Mailvox: Fear-based strategy

DS disagrees with today’s column:

Afghanistan is important, although it is being mishandled to the “nth” degree by people who know nothing about combat. Afghanistan was/is the base for the Taliban and they were using it as such for their incursion into Pakistan. The government of Pakistan is at best, wobbly. Pakistan has nukes and the wherewithal to deliver them into the hands of the likes of Al Qaeda or simply launch them against either us or Israel.

By keeping the Taliban fragmented and on the run were have been preventing that from happening. Now maybe you want to wake up to an air burst over the Midwest (or 2, or 3) taking down our grid, our nation and our way of life, followed by mass starvation in our cities, or to read the morning paper and see that Israel no longer exists, but I don’t.

First, it is ludicrous to think that occupying Afghanistan is somehow tantamount to defending American territory against nuclear attack. The invasion of Afghanistan not only destabilized Pakistan, but renders a terrorist nuke more likely since terrorism is a fundamentally non-military option. Keeping the Taliban “fragmented and on the run” in no way inhibits their ability to acquire nuclear technology from North Korea or Iran.
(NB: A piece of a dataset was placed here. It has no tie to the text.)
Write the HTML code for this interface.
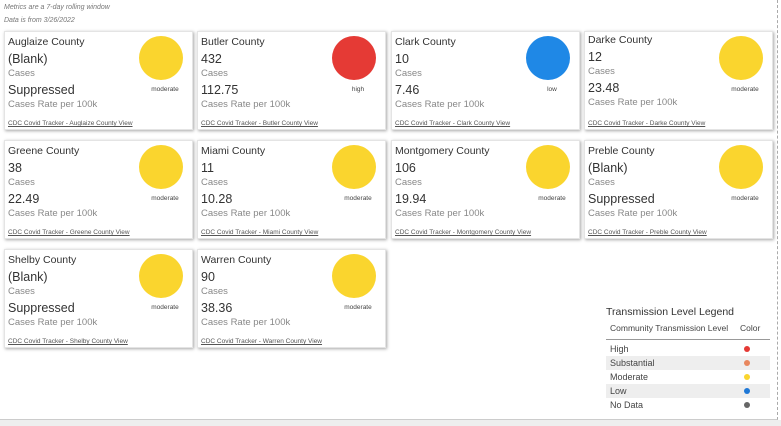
<!DOCTYPE html><html><head><style>
body{margin:0;width:781px;height:426px;background:#fff;font-family:"Liberation Sans",sans-serif;position:relative;overflow:hidden}
.frame{position:absolute;left:0;top:0;width:777px;height:419px;border-right:1px dashed #aaa;border-bottom:1px solid #ccc}
.bot{position:absolute;left:0;top:420px;width:781px;height:6px;background:#eee}
.hdr{position:absolute;left:4px;font-size:7px;font-style:italic;color:#777}
.card{position:absolute;width:187px;height:97px;background:#fff;box-shadow:1px 1px 3px rgba(0,0,0,.35);border:1px solid #e4e4e4}
.card div{position:absolute;white-space:nowrap}
.n{left:3px;top:4px;font-size:10.5px;color:#333}
.v1{left:3px;top:20px;font-size:12.5px;color:#333}
.l1{left:3px;top:36px;font-size:9.5px;color:#888}
.v2{left:3px;top:51px;font-size:12.5px;color:#333}
.l2{left:3px;top:67px;font-size:9.5px;color:#888}
.lk{left:3px;top:88px;font-size:6.5px;color:#555;text-decoration:underline}
.c{left:134px;top:4px;width:44px;height:44px;border-radius:50%}
.t{top:54px;left:140px;width:40px;text-align:center;font-size:6.5px;color:#444}
.Y{background:#fad52e}.R{background:#e53a35}.B{background:#1f88e6}
.leg{position:absolute;left:606px;top:306px;width:164px;font-size:9px;color:#444}
.leg .r{height:14px;line-height:14px;padding-left:4px;position:relative}
.leg .g{background:#eee}
.leg .d{position:absolute;left:138px;top:4px;width:6px;height:6px;border-radius:50%}
</style></head><body>
<div class="frame"></div><div class="bot"></div>
<div class="hdr" style="top:4px">Metrics are a 7-day rolling window</div>
<div class="hdr" style="top:17px">Data is from 3/26/2022</div>

<div class="card" style="left:4px;top:31px"><div class="n">Auglaize County</div><div class="v1">(Blank)</div><div class="l1">Cases</div><div class="v2">Suppressed</div><div class="l2">Cases Rate per 100k</div><div class="lk">CDC Covid Tracker - Auglaize County View</div><div class="c Y"></div><div class="t">moderate</div></div>
<div class="card" style="left:197px;top:31px"><div class="n">Butler County</div><div class="v1">432</div><div class="l1">Cases</div><div class="v2">112.75</div><div class="l2">Cases Rate per 100k</div><div class="lk">CDC Covid Tracker - Butler County View</div><div class="c R"></div><div class="t">high</div></div>
<div class="card" style="left:391px;top:31px"><div class="n">Clark County</div><div class="v1">10</div><div class="l1">Cases</div><div class="v2">7.46</div><div class="l2">Cases Rate per 100k</div><div class="lk">CDC Covid Tracker - Clark County View</div><div class="c B"></div><div class="t">low</div></div>
<div class="card" style="left:584px;top:31px"><div class="n" style="top:2px">Darke County</div><div class="v1" style="top:18px">12</div><div class="l1" style="top:34px">Cases</div><div class="v2" style="top:49px">23.48</div><div class="l2" style="top:65px">Cases Rate per 100k</div><div class="lk">CDC Covid Tracker - Darke County View</div><div class="c Y"></div><div class="t">moderate</div></div>

<div class="card" style="left:4px;top:140px"><div class="n">Greene County</div><div class="v1">38</div><div class="l1">Cases</div><div class="v2">22.49</div><div class="l2">Cases Rate per 100k</div><div class="lk">CDC Covid Tracker - Greene County View</div><div class="c Y"></div><div class="t">moderate</div></div>
<div class="card" style="left:197px;top:140px"><div class="n">Miami County</div><div class="v1">11</div><div class="l1">Cases</div><div class="v2">10.28</div><div class="l2">Cases Rate per 100k</div><div class="lk">CDC Covid Tracker - Miami County View</div><div class="c Y"></div><div class="t">moderate</div></div>
<div class="card" style="left:391px;top:140px"><div class="n">Montgomery County</div><div class="v1">106</div><div class="l1">Cases</div><div class="v2">19.94</div><div class="l2">Cases Rate per 100k</div><div class="lk">CDC Covid Tracker - Montgomery County View</div><div class="c Y"></div><div class="t">moderate</div></div>
<div class="card" style="left:584px;top:140px"><div class="n">Preble County</div><div class="v1">(Blank)</div><div class="l1">Cases</div><div class="v2">Suppressed</div><div class="l2">Cases Rate per 100k</div><div class="lk">CDC Covid Tracker - Preble County View</div><div class="c Y"></div><div class="t">moderate</div></div>

<div class="card" style="left:4px;top:249px"><div class="n">Shelby County</div><div class="v1">(Blank)</div><div class="l1">Cases</div><div class="v2">Suppressed</div><div class="l2">Cases Rate per 100k</div><div class="lk">CDC Covid Tracker - Shelby County View</div><div class="c Y"></div><div class="t">moderate</div></div>
<div class="card" style="left:197px;top:249px"><div class="n">Warren County</div><div class="v1">90</div><div class="l1">Cases</div><div class="v2">38.36</div><div class="l2">Cases Rate per 100k</div><div class="lk">CDC Covid Tracker - Warren County View</div><div class="c Y"></div><div class="t">moderate</div></div>

<div class="leg">
<div style="font-size:10.5px;color:#333;margin-bottom:5px">Transmission Level Legend</div>
<div style="font-size:8.5px;padding-left:4px;padding-bottom:6px;border-bottom:1px solid #999;margin-bottom:2px">Community Transmission Level<span style="position:absolute;left:134px">Color</span></div>
<div class="r">High<span class="d" style="background:#e53a35"></span></div>
<div class="r g">Substantial<span class="d" style="background:#e8875e"></span></div>
<div class="r">Moderate<span class="d" style="background:#fad52e"></span></div>
<div class="r g">Low<span class="d" style="background:#1f78d6"></span></div>
<div class="r">No Data<span class="d" style="background:#666"></span></div>
</div>
</body></html>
Second, it is remarkable to see DS attempt to argue that we should occupy Afghanistan in defense of Israel. I don’t think even Justin Raimondo at his most peacenik paranoid would draw a connection between the one and the other. This attempted defense isn’t so much hapless as complete gibberish. Anyhow, if Israel’s survival truly depends on occupying Afghanistan then let the IDF do it. As they have demonstrated for 30 years, they are more than capable of occupying territory populated by a hostile people.

Fear seldom leads to clear thinking, least of all when the thinking required is strategic.